Lost Loves: Real or Faux?
Some lost love obsessions aren't what they appear to be.
Posted July 28, 2011
Throughout my 17 years of reading and hearing stories - written on my surveys, sent to me in emails or by snail mail, and by telephone - I have found that there is such a thing as a false/faux lost love relationship, and it is very common.
The basic profile of successfully reunited couples repeats over and over from story to story: they were 22 or younger; grew up in the same town and usually went to school together; they dated for a year or more; they separated because of a difficult situation, like parental disapproval, moved away, too young. Years later, the situation/obstacle is gone and they reunite happily (note: I am not talking about people who are married at the time of the reunion, just single, divorced, and widowed reconnections). Some may have been older during the initial romance, or dated a shorter time, or met at camp and didn't grow up in the same town, but that's the basic profile.
What the successful reunions are not: couples who years ago had problems in their romances and they separated because of that. And yet, people who were in early, difficult relationships sometimes have a strong desire to reunite, too. I call these faux lost loves.
A faux lost love situation is often one-sided; one person never got over the former sweetheart and obsesses over the past, but their ex-sweetheart may have no residual attachment to them. Additionally, the person who is obsessed with the ex often had a devastating life event occur during that romance years ago.
For example, maybe a couple was not getting along when they were teens, so they separate. But the teenage girl then learns she is pregnant (she may or may not tell her ex) and undergoes an abortion. For years, especially if she has an unsatisfying marriage or trouble conceiving a child in her marriage, she may think about her ex and wonder what could have been if they stayed together, if she had the baby.
A situation like this carries enormous emotions, and these may be misinterpreted as lingering love. There is a nagging pull to reconnect with the ex, to work through the past. But it is not the lost sweetheart that is really the focus; it is the related trauma that ties her to him. Chances are good that she does not really belong with him; her struggle is internal, and her ex cannot fix it.
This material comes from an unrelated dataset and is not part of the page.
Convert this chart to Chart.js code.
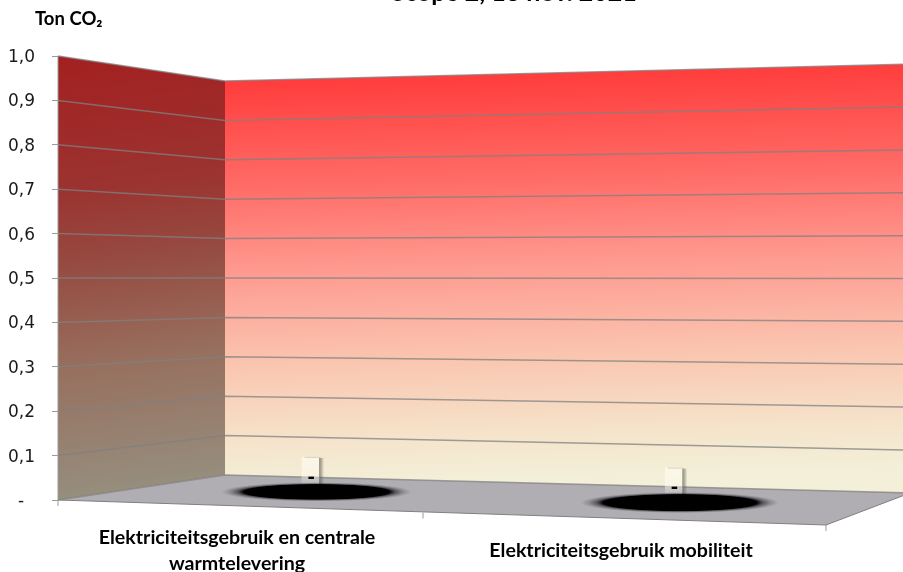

In the situation above, if she decides to make contact, she may find that he had misgivings about the abortion, too (if he knew). The long repressed anxiety over the abortion, the high pitch of emotions, may spill out as a sexual affair. But again, that doesn't mean these two belong together as daily partners. They may ruin two marriages finding that out.
Another common faux lost love situation is when a parent dies during the teen romance. During his distress, the grieving teenage boy may turn to his sweetheart for support and receive it. That forever ties a major loss in his life to that teen partner. If the event hadn't happened, this might have been a casual relationship, ending as most teen romances do, with finality. But with a parent's death, there is no finality, the wound is always there, and the teen sweetheart's kindness always comes to mind. That doesn't mean he belongs with her as an adult.
Or, there may be a long relationship between two people in their twenties that has been going very well. Suddenly, without warning, one person ends it without explaining why, or simply disappears. The jilted partner is left to wonder, year after year, "What happened?" The ex becomes the focus, as a faux lost love, because that person who disappeared is tied to the situation, the question. The faux lost love takes on an importance, a feeling interpreted as lingering love, beyond the early romance, because the romance didn't land in a normal, understandable ending; it was cut off in midair.
If the jilted partner finally can't stand the obsession any longer and contacts the ex, there is a good chance that the answer to the question will be, "I found someone else - I cheated on you - and didn't know how to tell you that." I have seen this many times. So the person gets the answer, but the price is often very high: a good marriage may be destroyed by the obsession, which was misinterpreted as a lasting love.
So when I am a consultant for people who have lost love issues, I spend a great deal of time hearing about the romance that existed years ago. Some people initially think I am wasting their time - they want to talk about what is going on now - but unless the foundation is understood, the initial romance, the reunion issues won't make sense. Sorting the real loves from the faux loves is difficult, but it can save everyone a lot of anguish before real damage is done.